| Aim |
Copy the first line of the entries below and every line after it through the line containing "import * as". Do not include pictures.

| Saved data entries |
------------------------------------------------------------------------

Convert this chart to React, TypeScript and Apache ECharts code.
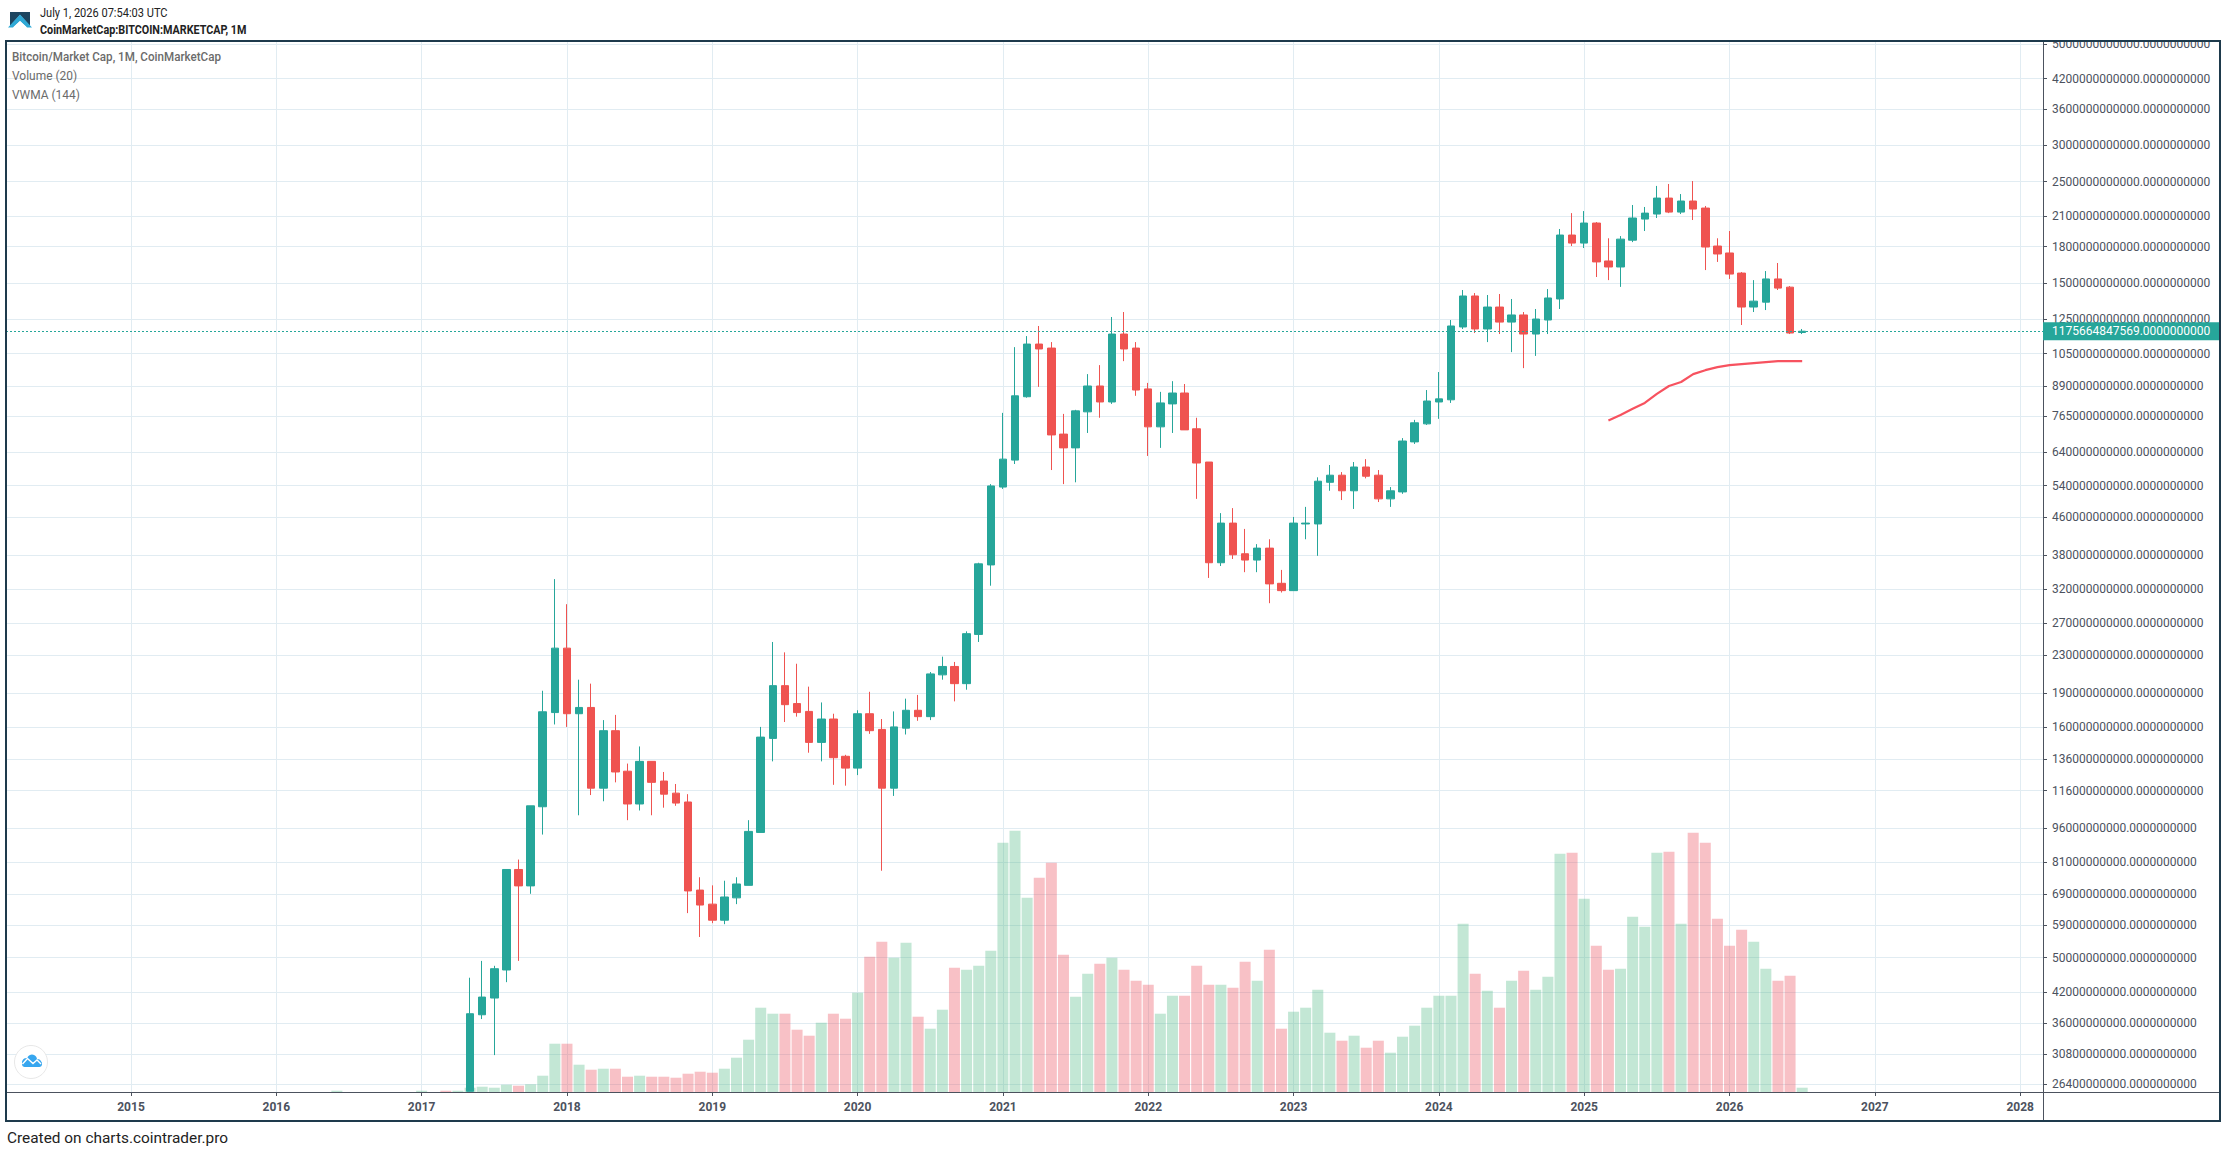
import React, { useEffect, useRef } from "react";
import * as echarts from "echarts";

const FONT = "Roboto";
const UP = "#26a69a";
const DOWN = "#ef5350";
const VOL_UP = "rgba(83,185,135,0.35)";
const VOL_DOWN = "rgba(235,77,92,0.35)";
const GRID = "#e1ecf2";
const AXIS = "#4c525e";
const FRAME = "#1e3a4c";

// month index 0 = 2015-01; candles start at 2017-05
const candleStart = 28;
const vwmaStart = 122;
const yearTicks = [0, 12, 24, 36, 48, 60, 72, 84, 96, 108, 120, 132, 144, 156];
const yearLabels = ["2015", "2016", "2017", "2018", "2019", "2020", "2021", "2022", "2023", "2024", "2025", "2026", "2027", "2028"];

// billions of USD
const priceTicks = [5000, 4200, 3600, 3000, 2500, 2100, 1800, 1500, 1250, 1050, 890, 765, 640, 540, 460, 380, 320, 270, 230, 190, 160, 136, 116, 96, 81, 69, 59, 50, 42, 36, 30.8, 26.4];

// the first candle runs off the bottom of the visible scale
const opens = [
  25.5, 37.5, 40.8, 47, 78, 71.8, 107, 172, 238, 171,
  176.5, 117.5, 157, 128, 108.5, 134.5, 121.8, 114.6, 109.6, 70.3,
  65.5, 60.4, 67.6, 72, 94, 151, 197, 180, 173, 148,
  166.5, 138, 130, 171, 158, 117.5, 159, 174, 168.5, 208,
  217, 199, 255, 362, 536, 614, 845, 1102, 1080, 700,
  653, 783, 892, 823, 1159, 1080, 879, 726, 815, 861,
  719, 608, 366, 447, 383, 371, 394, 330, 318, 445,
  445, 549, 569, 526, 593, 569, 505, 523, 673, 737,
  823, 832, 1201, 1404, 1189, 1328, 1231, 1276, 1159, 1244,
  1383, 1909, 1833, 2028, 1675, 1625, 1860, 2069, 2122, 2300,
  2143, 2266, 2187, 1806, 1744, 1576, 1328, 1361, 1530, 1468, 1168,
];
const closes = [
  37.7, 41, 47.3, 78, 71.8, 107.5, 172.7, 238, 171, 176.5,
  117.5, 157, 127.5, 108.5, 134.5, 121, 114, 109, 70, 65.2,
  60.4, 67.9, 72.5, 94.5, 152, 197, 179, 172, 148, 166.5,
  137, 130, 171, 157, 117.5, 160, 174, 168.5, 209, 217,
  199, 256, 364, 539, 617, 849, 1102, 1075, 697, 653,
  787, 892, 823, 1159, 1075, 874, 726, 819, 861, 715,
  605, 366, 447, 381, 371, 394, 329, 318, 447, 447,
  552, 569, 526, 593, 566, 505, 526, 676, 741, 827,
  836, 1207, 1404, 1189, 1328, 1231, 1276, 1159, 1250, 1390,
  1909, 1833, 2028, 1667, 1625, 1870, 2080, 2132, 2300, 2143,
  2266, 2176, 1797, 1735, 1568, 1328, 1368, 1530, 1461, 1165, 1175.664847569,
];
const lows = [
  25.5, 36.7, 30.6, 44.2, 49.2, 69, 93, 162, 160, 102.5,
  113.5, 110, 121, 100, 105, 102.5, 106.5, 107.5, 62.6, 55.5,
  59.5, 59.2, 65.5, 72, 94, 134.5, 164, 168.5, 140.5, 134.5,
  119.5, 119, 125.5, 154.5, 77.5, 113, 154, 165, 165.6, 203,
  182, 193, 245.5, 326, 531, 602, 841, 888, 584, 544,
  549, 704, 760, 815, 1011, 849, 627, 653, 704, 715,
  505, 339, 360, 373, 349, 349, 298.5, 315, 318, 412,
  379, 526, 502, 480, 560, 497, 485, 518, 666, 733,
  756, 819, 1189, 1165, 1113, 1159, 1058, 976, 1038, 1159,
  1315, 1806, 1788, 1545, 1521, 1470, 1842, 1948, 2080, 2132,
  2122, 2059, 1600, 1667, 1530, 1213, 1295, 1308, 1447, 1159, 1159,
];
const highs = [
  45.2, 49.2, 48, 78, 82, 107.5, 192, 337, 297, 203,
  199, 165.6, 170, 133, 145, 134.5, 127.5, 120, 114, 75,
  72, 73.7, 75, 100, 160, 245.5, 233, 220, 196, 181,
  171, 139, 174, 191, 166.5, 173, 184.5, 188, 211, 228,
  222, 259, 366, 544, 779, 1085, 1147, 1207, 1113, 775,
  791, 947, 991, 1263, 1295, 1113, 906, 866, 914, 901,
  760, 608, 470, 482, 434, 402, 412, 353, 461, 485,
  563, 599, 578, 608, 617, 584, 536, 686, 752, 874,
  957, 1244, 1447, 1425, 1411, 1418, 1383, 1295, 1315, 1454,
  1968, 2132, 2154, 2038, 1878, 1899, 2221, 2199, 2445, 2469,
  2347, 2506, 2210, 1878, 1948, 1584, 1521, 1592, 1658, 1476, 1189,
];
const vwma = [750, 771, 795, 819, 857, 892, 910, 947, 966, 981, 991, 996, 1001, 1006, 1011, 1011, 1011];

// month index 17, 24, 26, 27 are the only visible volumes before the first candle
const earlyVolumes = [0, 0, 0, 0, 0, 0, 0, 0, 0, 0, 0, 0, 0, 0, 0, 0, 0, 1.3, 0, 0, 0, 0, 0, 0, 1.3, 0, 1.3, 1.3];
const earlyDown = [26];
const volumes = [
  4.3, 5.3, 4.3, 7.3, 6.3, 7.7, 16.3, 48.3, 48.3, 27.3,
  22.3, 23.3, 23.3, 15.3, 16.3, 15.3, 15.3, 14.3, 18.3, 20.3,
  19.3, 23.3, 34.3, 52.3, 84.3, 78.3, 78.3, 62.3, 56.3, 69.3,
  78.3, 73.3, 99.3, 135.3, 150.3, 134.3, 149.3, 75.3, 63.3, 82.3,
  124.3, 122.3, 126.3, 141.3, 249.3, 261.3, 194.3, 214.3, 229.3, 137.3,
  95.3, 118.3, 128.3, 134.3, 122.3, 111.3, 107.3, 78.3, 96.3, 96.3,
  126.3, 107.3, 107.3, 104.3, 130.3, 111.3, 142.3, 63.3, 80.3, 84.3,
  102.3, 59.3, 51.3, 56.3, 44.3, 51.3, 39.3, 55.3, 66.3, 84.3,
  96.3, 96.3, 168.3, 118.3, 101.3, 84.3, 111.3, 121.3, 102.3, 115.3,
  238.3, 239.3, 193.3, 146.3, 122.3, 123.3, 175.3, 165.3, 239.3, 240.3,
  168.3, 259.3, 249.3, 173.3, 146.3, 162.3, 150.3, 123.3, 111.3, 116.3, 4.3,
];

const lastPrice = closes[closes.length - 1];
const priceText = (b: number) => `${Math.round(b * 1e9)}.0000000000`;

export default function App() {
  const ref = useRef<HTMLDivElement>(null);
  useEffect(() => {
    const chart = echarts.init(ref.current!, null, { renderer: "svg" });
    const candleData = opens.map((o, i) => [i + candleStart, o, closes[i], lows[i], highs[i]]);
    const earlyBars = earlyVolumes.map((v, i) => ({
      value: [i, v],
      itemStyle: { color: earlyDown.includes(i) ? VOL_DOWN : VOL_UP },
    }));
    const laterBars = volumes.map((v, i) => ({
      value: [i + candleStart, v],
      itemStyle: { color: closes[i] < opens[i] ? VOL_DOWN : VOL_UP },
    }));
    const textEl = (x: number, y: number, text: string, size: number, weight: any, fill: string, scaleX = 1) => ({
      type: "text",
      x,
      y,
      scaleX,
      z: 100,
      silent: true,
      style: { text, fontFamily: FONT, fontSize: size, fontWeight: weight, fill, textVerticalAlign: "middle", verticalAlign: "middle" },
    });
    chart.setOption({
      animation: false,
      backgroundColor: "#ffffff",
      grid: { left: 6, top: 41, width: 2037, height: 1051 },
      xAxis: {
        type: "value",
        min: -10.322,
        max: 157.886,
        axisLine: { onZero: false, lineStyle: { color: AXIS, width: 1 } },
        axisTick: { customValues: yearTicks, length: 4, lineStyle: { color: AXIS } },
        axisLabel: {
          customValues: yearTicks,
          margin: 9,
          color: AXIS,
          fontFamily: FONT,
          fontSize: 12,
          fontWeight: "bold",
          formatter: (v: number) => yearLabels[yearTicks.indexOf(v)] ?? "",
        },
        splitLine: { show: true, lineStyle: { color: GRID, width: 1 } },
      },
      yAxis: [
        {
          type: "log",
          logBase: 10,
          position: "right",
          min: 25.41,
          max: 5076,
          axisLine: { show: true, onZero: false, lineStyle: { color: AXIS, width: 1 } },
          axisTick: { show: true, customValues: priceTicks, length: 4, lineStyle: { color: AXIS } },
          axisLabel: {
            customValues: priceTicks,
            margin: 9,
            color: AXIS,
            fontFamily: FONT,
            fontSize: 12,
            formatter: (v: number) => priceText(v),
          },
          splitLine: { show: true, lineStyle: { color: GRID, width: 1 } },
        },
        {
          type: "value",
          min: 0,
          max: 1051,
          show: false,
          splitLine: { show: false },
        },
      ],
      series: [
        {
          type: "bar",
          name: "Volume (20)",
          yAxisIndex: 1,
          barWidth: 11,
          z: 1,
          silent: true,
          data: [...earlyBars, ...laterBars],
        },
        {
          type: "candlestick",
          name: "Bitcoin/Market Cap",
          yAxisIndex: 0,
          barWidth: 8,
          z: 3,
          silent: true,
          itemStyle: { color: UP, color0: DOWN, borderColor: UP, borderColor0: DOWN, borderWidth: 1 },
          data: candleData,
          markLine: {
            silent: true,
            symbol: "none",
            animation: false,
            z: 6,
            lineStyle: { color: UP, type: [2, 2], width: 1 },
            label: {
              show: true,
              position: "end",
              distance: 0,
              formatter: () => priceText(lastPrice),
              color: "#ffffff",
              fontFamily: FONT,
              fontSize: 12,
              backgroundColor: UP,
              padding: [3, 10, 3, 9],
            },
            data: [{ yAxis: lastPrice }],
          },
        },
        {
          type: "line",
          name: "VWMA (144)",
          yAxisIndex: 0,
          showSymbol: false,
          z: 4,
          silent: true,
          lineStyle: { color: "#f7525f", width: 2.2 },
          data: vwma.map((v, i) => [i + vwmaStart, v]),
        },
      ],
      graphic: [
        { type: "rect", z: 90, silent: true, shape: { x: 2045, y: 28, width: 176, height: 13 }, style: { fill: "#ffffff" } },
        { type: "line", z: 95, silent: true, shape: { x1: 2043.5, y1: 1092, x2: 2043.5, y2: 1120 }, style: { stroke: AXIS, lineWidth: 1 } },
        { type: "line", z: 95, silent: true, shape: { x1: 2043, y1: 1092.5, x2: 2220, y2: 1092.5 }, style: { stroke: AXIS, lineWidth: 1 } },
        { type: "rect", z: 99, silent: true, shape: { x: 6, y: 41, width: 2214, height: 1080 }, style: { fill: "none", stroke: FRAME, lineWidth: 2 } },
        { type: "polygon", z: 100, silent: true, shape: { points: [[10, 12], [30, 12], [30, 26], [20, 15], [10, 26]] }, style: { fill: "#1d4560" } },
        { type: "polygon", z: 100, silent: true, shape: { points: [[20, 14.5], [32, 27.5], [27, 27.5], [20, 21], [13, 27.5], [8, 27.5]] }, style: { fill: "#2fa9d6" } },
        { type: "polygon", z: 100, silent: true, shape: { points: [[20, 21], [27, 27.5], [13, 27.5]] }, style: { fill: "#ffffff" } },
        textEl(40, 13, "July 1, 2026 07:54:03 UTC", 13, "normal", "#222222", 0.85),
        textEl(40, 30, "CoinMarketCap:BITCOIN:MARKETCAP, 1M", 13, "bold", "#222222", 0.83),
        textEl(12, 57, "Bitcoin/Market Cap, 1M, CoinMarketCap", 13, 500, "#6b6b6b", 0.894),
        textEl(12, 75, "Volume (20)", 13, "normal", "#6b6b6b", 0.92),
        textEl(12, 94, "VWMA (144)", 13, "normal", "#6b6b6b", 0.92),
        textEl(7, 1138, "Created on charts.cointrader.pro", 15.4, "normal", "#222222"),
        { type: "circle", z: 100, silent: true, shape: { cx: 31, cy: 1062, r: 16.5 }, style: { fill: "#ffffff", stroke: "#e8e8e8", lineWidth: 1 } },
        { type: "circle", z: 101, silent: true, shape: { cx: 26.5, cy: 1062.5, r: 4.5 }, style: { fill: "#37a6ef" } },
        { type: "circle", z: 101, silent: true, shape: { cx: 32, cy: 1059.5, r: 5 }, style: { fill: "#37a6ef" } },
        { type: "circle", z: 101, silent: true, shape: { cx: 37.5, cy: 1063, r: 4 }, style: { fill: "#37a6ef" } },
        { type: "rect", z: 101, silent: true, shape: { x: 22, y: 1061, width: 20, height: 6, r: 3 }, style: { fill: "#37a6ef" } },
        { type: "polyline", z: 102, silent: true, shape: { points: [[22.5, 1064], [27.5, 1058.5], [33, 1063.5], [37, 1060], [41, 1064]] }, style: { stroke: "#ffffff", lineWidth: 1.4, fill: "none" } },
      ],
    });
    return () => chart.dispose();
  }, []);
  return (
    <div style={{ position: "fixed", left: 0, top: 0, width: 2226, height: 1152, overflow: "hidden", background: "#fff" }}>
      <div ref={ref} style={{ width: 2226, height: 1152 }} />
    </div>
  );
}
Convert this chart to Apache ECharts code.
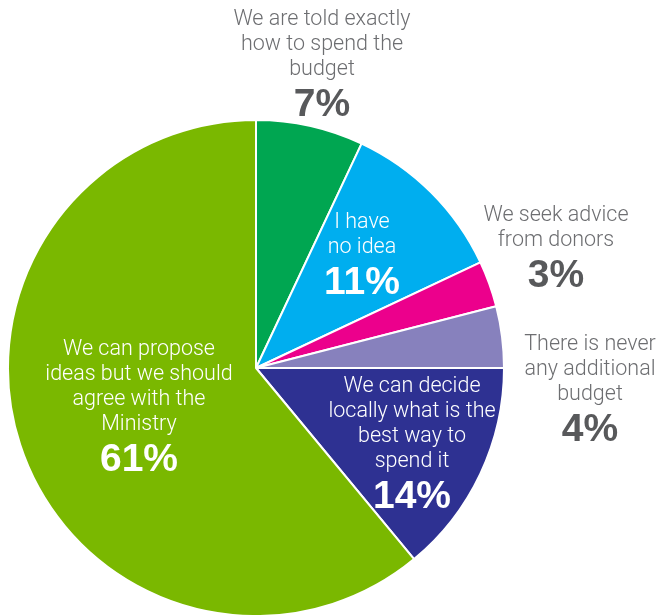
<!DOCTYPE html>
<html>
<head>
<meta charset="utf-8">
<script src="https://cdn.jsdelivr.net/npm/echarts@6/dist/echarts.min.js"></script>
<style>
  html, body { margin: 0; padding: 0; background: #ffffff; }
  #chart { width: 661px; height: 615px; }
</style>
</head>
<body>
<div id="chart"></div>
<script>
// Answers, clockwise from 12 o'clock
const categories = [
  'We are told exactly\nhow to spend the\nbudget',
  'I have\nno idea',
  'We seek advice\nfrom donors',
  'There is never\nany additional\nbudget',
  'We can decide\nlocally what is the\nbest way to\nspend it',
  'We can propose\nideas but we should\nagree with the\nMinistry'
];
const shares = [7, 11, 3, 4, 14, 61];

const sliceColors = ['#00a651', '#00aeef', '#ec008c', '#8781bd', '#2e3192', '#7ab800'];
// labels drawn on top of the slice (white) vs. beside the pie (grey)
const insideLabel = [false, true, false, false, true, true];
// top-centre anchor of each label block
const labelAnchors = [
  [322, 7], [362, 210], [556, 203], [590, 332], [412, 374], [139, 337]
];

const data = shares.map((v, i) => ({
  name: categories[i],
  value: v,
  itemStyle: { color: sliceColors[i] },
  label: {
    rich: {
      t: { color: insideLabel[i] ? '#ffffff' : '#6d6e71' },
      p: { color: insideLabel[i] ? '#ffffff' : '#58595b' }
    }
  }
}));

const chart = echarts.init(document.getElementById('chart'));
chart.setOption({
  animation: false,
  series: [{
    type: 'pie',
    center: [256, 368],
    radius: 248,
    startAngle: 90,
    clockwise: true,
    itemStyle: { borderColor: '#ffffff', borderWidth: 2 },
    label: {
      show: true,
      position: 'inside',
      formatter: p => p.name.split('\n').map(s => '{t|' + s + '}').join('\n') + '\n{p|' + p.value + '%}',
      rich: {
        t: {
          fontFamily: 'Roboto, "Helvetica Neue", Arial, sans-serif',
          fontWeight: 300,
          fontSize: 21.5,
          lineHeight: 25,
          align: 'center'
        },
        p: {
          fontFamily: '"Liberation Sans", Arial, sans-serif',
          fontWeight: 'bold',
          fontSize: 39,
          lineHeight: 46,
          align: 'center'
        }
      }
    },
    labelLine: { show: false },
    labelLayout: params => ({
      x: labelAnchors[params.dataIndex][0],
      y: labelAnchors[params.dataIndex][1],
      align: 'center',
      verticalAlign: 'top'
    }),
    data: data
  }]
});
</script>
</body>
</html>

------------------------------------------------------------------------

| Reply to the task |
Convert this chart to React, TypeScript and Apache ECharts code.
import React, { useEffect, useRef } from "react";
import * as echarts from "echarts";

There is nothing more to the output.